The judge also rejected three other judicial review applications by adult children of members of the Windrush generation
The son of a Windrush survivor has said he is “devastated” after losing a High Court battle with home secretary Priti Patel over his immigration status.
Damian Gabrielle, 39, who moved from St Lucia to Britain at the age of 18 and lives in Catford, southeast London, sought to challenge the Home Office’s refusal to regularise his status.
However, the judge, Mrs Justice Ellenbogen, disagreed on Friday and refused to give him the go-ahead to mount a judicial review, having considered arguments from the claimant’s lawyers earlier this week, and said that Mr Gabrielle does not have a viable case.
“I am absolutely devastated by today’s decision,” Mr Gabrielle said in response to the outcome.
“Most of my adult life has been in limbo as I’ve tried my best to build a future for myself here against this uncertain backdrop. For me, the UK is my home.”
Lawyers representing Mr Gabrielle said his father, Alexander Prospere, arrived in the UK from St Lucia in 1961, aged 19.
Barrister Grace Brown, who led Mr Gabrielle’s legal team, told the judge that the government’s Windrush Scheme said a child of a Commonwealth citizen parent who arrived in the UK before the age of 18 could qualify for leave to remain.
She said the position of adult children is a matter of “public importance” which should be the subject of a judicial review.
Ms Brown said Mr Prospere was a “Windrush victim”, and argued that he was unable to support his son’s bid to enter the UK before Mr Gabrielle turned 18 because his status as a British citizen was not confirmed until 2019.

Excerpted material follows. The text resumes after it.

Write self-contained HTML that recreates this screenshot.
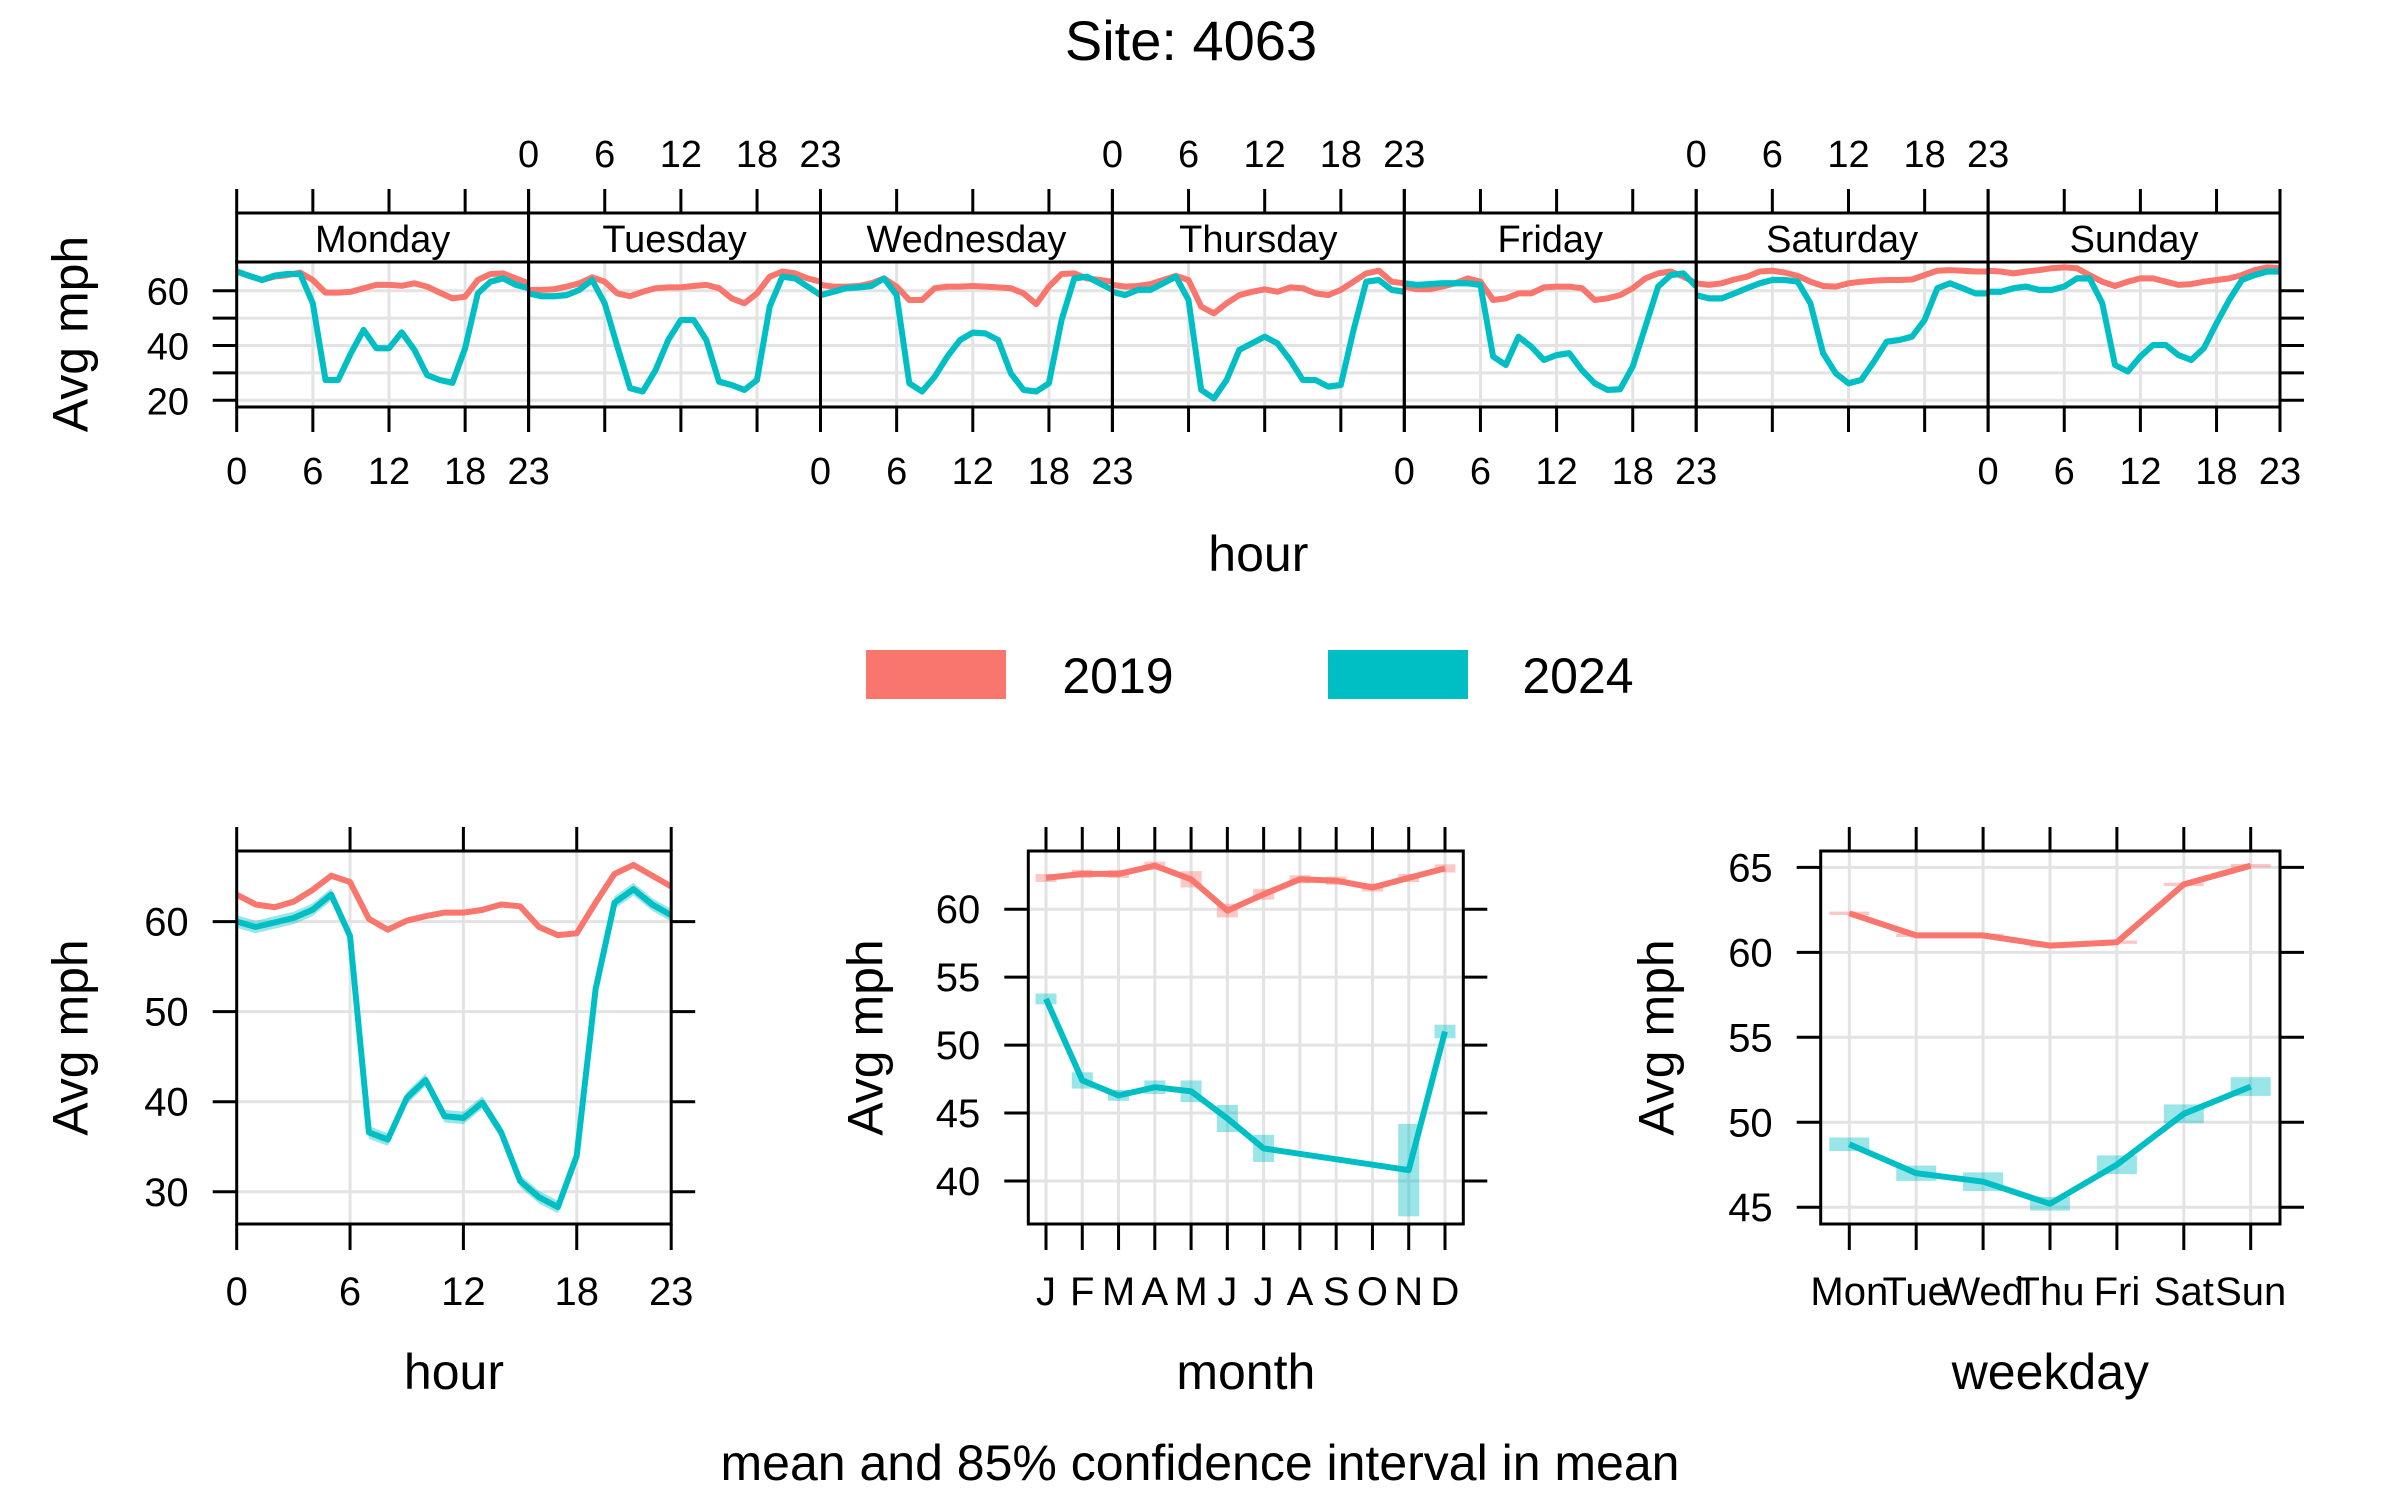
<!DOCTYPE html>
<html><head><meta charset="utf-8"><style>
html,body{margin:0;padding:0;background:#fff;}
svg{display:block;font-family:"Liberation Sans",Arial,sans-serif;}
</style></head><body>
<svg id="chart" xmlns="http://www.w3.org/2000/svg" width="2400" height="1500" viewBox="0 0 2400 1500">
<rect width="2400" height="1500" fill="#fff"/>
<text x="1191" y="60" font-size="56" text-anchor="middle">Site: 4063</text>
<g>
<rect x="866" y="650" width="140" height="49" fill="#F8766D"/>
<text x="1118" y="693" font-size="50" text-anchor="middle">2019</text>
<rect x="1328" y="650" width="140" height="49" fill="#00BFC4"/>
<text x="1578" y="693" font-size="50" text-anchor="middle">2024</text>
</g>
<text x="1200" y="1480" font-size="50" text-anchor="middle">mean and 85% confidence interval in mean</text>
</svg>
<script>
// ---------- data ----------
const days = ["Monday","Tuesday","Wednesday","Thursday","Friday","Saturday","Sunday"];
const hourTicks = [0,6,12,18,23];
const dayHour2019 = [
[67,65.4,63.9,65.2,65.7,66.6,63.9,59.3,59.3,59.6,60.9,62.1,62.1,61.8,62.7,61.5,59.3,57.2,57.8,63.9,66.1,66.3,64.5,62.7],
[60.3,60.3,60.5,61.5,62.7,64.9,63.3,59,58,59.6,60.9,61.2,61.2,61.7,62.1,60.9,57.2,55.4,59,65.1,67,66.3,64.5,63.3],
[62.1,61.5,61.5,61.7,62.7,64.5,61.5,56.6,56.6,60.9,61.5,61.5,61.7,61.5,61.2,60.9,59,55.1,61.5,66.1,66.3,64.5,63.9,63.3],
[62.1,61.5,61.7,62.4,63.9,65.4,63.9,54.2,51.7,55.4,58.4,59.6,60.5,59.6,61.2,60.9,59,58.4,60.3,63.3,66.3,67.3,63.3,62.7],
[61.5,60.5,60.5,61.5,62.7,64.5,63.3,56.6,57.2,59,59,61.2,61.5,61.5,60.9,56.6,57.2,58.4,60.9,64.5,66.3,67,65.1,62.7],
[62.7,62.1,62.7,64.1,65.1,67,67.3,66.6,65.4,63.3,61.7,61.5,62.7,63.3,63.7,63.9,63.9,64.1,65.7,67.3,67.5,67.3,67,67],
[67.3,67,66.3,67,67.5,68.2,68.5,68.2,65.7,63.3,61.7,63.3,64.5,64.5,63.3,62.1,62.4,63.3,63.9,64.5,65.7,67.5,68.5,68.2]];
const dayHour2024 = [
[67,65.4,63.9,65.5,66.1,66.1,55.4,27.4,27.4,37.2,45.7,39,39,44.8,38.4,29.2,27.4,26.4,39,59,63.3,64.5,62.1,60.9],
[59,58,58,58.4,60.3,63.9,55.4,39.6,24.4,23.2,31,42,49.3,49.3,42,26.8,25.6,23.8,27.4,54.2,65.1,64.5,61.5,58.4],
[58.4,59.6,60.9,61.2,61.7,64.5,58.4,26.2,23.2,28.6,36,42,44.7,44.4,42,29.8,23.8,23.2,26.2,49.3,64.5,65.1,62.7,60.3],
[59.6,58.4,60.3,60.3,62.7,65.1,56.6,23.8,20.7,27.4,38.4,40.8,43.2,40.8,34.7,27.4,27.4,25,25.6,45.6,63.3,63.9,60.3,59.6],
[62.7,62.1,62.4,62.7,62.7,62.7,62.1,36,32.9,43.2,39.6,34.7,36.5,37.2,31,26.2,23.8,24,32.3,46.9,61.5,65.7,66.3,61.5],
[58.4,57.2,57.2,59,60.9,62.7,63.9,63.9,63.3,55.4,37.2,29.8,26.2,27.4,34.1,41.4,42,43.2,49.3,60.9,62.7,60.9,59,59],
[59.6,59.6,60.9,61.5,60.3,60.3,61.5,64.5,64.5,55.4,32.9,30.5,36,40.2,40.2,36.5,34.7,39,48.1,56.6,63.9,65.7,67,67]];
const topYTicks = [20,30,40,50,60];
const topYLabels = ["20","","40","","60"];

const hours = [0,1,2,3,4,5,6,7,8,9,10,11,12,13,14,15,16,17,18,19,20,21,22,23];
const hour2019 = [63,61.9,61.6,62.2,63.5,65.1,64.4,60.3,59.1,60.1,60.6,61,61,61.3,61.9,61.7,59.4,58.5,58.7,62.1,65.3,66.3,65.1,63.9];
const hour2024 = [60,59.4,59.9,60.4,61.3,63,58.4,36.6,35.8,40.4,42.4,38.4,38.2,39.9,36.6,31.2,29.4,28.3,34,52.5,62.1,63.6,61.9,60.7];
const hourYTicks = [30,40,50,60];

const months = ["J","F","M","A","M","J","J","A","S","O","N","D"];
const month2019 = [62.3,62.6,62.6,63.2,62.2,59.9,61.1,62.2,62.1,61.6,62.3,63.0];
const month2019ci = [0.3,0.3,0.3,0.3,0.6,0.5,0.4,0.3,0.3,0.3,0.3,0.3];
const month2024 = [53.4,47.4,46.3,46.9,46.6,44.6,42.4,null,null,null,40.8,51.0];
const month2024ci = [0.4,0.6,0.4,0.5,0.8,1.0,1.0,null,null,null,3.4,0.5];
const monthYTicks = [40,45,50,55,60];

const weekdays = ["Mon","Tue","Wed","Thu","Fri","Sat","Sun"];
const wday2019 = [62.3,61.0,61.0,60.4,60.6,64.0,65.1];
const wday2019ci = [0.1,0.1,0.1,0.1,0.1,0.1,0.1];
const wday2024 = [48.7,47.0,46.5,45.2,47.5,50.5,52.1];
const wday2024ci = [0.4,0.45,0.55,0.4,0.55,0.55,0.55];
const wdayYTicks = [45,50,55,60,65];

// ---------- helpers ----------
const NS = "http://www.w3.org/2000/svg";
const svg = document.getElementById("chart");
const RED = "#F8766D", CYAN = "#00BFC4";
const LW = 6;
function mk(tag, attrs, parent){
  const e = document.createElementNS(NS, tag);
  for (const k in attrs) e.setAttribute(k, attrs[k]);
  (parent||svg).appendChild(e);
  return e;
}
function txt(x,y,s,size,anchor,parent){
  const t = mk("text",{x:x,y:y,"font-size":size,"text-anchor":anchor||"middle"},parent);
  t.textContent = s;
  return t;
}
function line(x1,y1,x2,y2,stroke,w,parent){
  return mk("line",{x1:x1,y1:y1,x2:x2,y2:y2,stroke:stroke,"stroke-width":w},parent);
}
function ylab(x,y,parent){
  const t = mk("text",{x:0,y:0,"font-size":50,"text-anchor":"middle",transform:"translate("+x+","+y+") rotate(-90)",dy:"0.35em"},parent);
  t.textContent = "Avg mph";
  
  
}
function poly(pts){ return pts.map(p=>p[0].toFixed(1)+","+p[1].toFixed(1)).join(" "); }
function bandPoly(xs, lo, hi){
  const a=[],b=[];
  for(let i=0;i<xs.length;i++){a.push([xs[i],hi[i]]);}
  for(let i=xs.length-1;i>=0;i--){b.push([xs[i],lo[i]]);}
  return poly(a.concat(b));
}

// ---------- top: day x hour ----------
(function(){
  const g = mk("g",{});
  
  
  const L0 = 236.7, PW = 291.9, T = 262, B = 407, ST = 213;
  const y = v => 400.3 - (v-20)*2.74;
  const R = L0 + 7*PW;
  const defs = mk("defs",{},g);
  const cp = mk("clipPath",{id:"clipTop"},defs);
  mk("rect",{x:L0,y:T,width:7*PW,height:B-T},cp);
  for (let d=0; d<7; d++){
    const left = L0 + d*PW;
    const xh = h => left + h*PW/23;
    [6,12,18].forEach(h=>{ const l=line(xh(h),T,xh(h),B,"#e3e3e3",3,g);   });
  }
  topYTicks.forEach(v=>{ const l=line(L0,y(v),R,y(v),"#e3e3e3",3,g);   });
  const sg = mk("g",{"clip-path":"url(#clipTop)"},g);
  for (let d=0; d<7; d++){
    const left = L0 + d*PW;
    const xh = h => left + h*PW/23;
    const xs = hours.map(xh);
    [[dayHour2019[d],RED,0.6,"2019"],[dayHour2024[d],CYAN,1.2,"2024"]].forEach(s=>{
      const vals = s[0];
      const band = mk("polygon",{points:bandPoly(xs, vals.map(v=>y(v-s[2])), vals.map(v=>y(v+s[2]))),fill:s[1],"fill-opacity":0.4},sg);
      
      
      const pl = mk("polyline",{points:poly(vals.map((v,i)=>[xs[i],y(v)])),fill:"none",stroke:s[1],"stroke-width":LW,"stroke-linejoin":"round"},sg);
      
      
    });
  }
  for (let d=0; d<7; d++){
    const left = L0 + d*PW;
    const xh = h => left + h*PW/23;
    const fr = mk("rect",{x:left,y:T,width:PW,height:B-T,fill:"none",stroke:"#000","stroke-width":3},g);
    
    
    const st = mk("rect",{x:left,y:ST,width:PW,height:T-ST,fill:"#fff",stroke:"#000","stroke-width":3},g);
    
    
    const sl = txt(left+PW/2,252,days[d],38,"middle",g);
    
    
    hourTicks.forEach(h=>{
      line(xh(h),189,xh(h),ST,"#000",3,g);
      line(xh(h),B,xh(h),432,"#000",3,g);
      if (d%2===0){
        const t = txt(xh(h),484,String(h),38,"middle",g);
        
        
      } else {
        const t = txt(xh(h),167,String(h),38,"middle",g);
        
        
      }
    });
  }
  topYTicks.forEach((v,i)=>{
    line(212.7,y(v),L0,y(v),"#000",3,g);
    line(R,y(v),R+24,y(v),"#000",3,g);
    if (topYLabels[i]){
      const t = txt(189,y(v)+14,topYLabels[i],38,"end",g);
      
      
    }
  });
  const xt = txt((L0+R)/2,571,"hour",50,"middle",g);
  
  
  ylab(70,334,g);
})();

// ---------- generic bottom panel ----------
function bottomPanel(opt){
  const g = mk("g",{});
  
  
  const {L,R,T,B} = opt;
  const x = opt.x, y = opt.y;
  const cid = "clip-"+opt.name;
  const defs = mk("defs",{},g);
  const cp = mk("clipPath",{id:cid},defs);
  mk("rect",{x:L,y:T,width:R-L,height:B-T},cp);
  opt.xGrid.forEach(k=>{ const l=line(x(k),T,x(k),B,"#e3e3e3",3,g);   });
  opt.yTicks.forEach(v=>{ const l=line(L,y(v),R,y(v),"#e3e3e3",3,g);   });
  const sg = mk("g",{"clip-path":"url(#"+cid+")"},g);
  opt.draw(sg);
  const fr = mk("rect",{x:L,y:T,width:R-L,height:B-T,fill:"none",stroke:"#000","stroke-width":3},g);
  
  
  opt.xTicks.forEach((k,i)=>{
    line(x(k),T-24,x(k),T,"#000",3,g);
    line(x(k),B,x(k),B+26,"#000",3,g);
    const t = txt(x(k),1305,opt.xLabels[i],40,"middle",g);
    
    
  });
  opt.yTicks.forEach(v=>{
    line(L-24,y(v),L,y(v),"#000",3,g);
    line(R,y(v),R+24,y(v),"#000",3,g);
    const t = txt(L-48,y(v)+14,String(v),40,"end",g);
    
    
  });
  const xt = txt((L+R)/2,1389,opt.xTitle,50,"middle",g);
  
  
  ylab(opt.yTitleX,(T+B)/2,g);
}

const BT = 851, BB = 1224;

// hour panel
(function(){
  const L=236.7, R=671.2;
  const x = h => L + h*(R-L)/23;
  const y = v => 921.6 - (v-60)*9.007;
  bottomPanel({name:"hour-panel",L:L,R:R,T:BT,B:BB,x:x,y:y,
    xGrid:[6,12,18], xTicks:hourTicks, xLabels:hourTicks.map(String), yTicks:hourYTicks,
    xTitle:"hour", yTitleX:70,
    draw:function(sg){
      const xs = hours.map(x);
      [[hour2019,RED,0.3,"2019"],[hour2024,CYAN,0.7,"2024"]].forEach(s=>{
        const band = mk("polygon",{points:bandPoly(xs, s[0].map(v=>y(v-s[2])), s[0].map(v=>y(v+s[2]))),fill:s[1],"fill-opacity":0.4},sg);
        
        
        const pl = mk("polyline",{points:poly(s[0].map((v,i)=>[xs[i],y(v)])),fill:"none",stroke:s[1],"stroke-width":LW,"stroke-linejoin":"round"},sg);
        
        
      });
    }});
})();

// month panel
(function(){
  const L=1028.3, R=1463.3;
  const x = i => 1046 + i*(1445-1046)/11;
  const y = v => 1181 - (v-40)*13.59;
  const idx = months.map((m,i)=>i);
  bottomPanel({name:"month-panel",L:L,R:R,T:BT,B:BB,x:x,y:y,
    xGrid:idx, xTicks:idx, xLabels:months, yTicks:monthYTicks,
    xTitle:"month", yTitleX:865,
    draw:function(sg){
      [[month2019,month2019ci,RED,"2019"],[month2024,month2024ci,CYAN,"2024"]].forEach(s=>{
        s[0].forEach((v,i)=>{
          if (v===null) return;
          const r = mk("rect",{x:x(i)-10.5,y:y(v+s[1][i]),width:21,height:Math.max(3,y(v-s[1][i])-y(v+s[1][i])),fill:s[2],"fill-opacity":0.4},sg);
          
          
        });
        const pts = [];
        s[0].forEach((v,i)=>{ if (v!==null) pts.push([x(i),y(v)]); });
        const pl = mk("polyline",{points:poly(pts),fill:"none",stroke:s[2],"stroke-width":LW,"stroke-linejoin":"round"},sg);
        
        
      });
    }});
})();

// weekday panel
(function(){
  const L=1820.7, R=2280;
  const x = i => 1849.3 + i*(2250.7-1849.3)/6;
  const y = v => 1207.2 - (v-45)*16.99;
  const idx = weekdays.map((d,i)=>i);
  bottomPanel({name:"weekday-panel",L:L,R:R,T:BT,B:BB,x:x,y:y,
    xGrid:idx, xTicks:idx, xLabels:weekdays, yTicks:wdayYTicks,
    xTitle:"weekday", yTitleX:1656,
    draw:function(sg){
      [[wday2019,wday2019ci,RED,"2019"],[wday2024,wday2024ci,CYAN,"2024"]].forEach(s=>{
        s[0].forEach((v,i)=>{
          const r = mk("rect",{x:x(i)-20,y:y(v+s[1][i]),width:40,height:Math.max(3,y(v-s[1][i])-y(v+s[1][i])),fill:s[2],"fill-opacity":0.4},sg);
          
          
        });
        const pl = mk("polyline",{points:poly(s[0].map((v,i)=>[x(i),y(v)])),fill:"none",stroke:s[2],"stroke-width":LW,"stroke-linejoin":"round"},sg);
        
        
      });
    }});
})();
</script>
</body></html>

She argued that Mr Gabrielle is a victim of the injustice suffered by his father to which the judge disagreed, saying that children under 18 are dependent on their parents.
She added that it is not arguable that adult children are in an “analogous position”.
Lawyers representing Ms Patel argued that adult children of Windrush victims are in the same position as any other person, living in any country, who want to live in Britain.
The judge said she agreed with that argument and also went on to reject three other judicial review applications by adult children of members of the Windrush generation.
They had not argued that parents were unable to support their bids because of difficulties confirming immigration status.
Richard Arthur, from Thompsons Solicitors, who represents Mr Gabrielle said: “The decision today backs the petty bureaucratic view of the Home Office and flies in the face of the stated aims of the Windrush Scheme – to right the wrongs of the past.
“The two Windrush Schemes – for regularisation of immigration status and compensation – have rightly faced heavy criticism.
“These schemes were supposed to ‘right the wrongs’ inflicted on the Windrush generation, including redress for their family members.
“Instead, they are virtually impossible to access, with rigid and arbitrary rules, and perpetuate the very discrimination they were supposed to provide redress for.”
He added: “We are extremely disappointed that the hopes of Damian Gabrielle – and countless others like him – have been dashed by this decision.”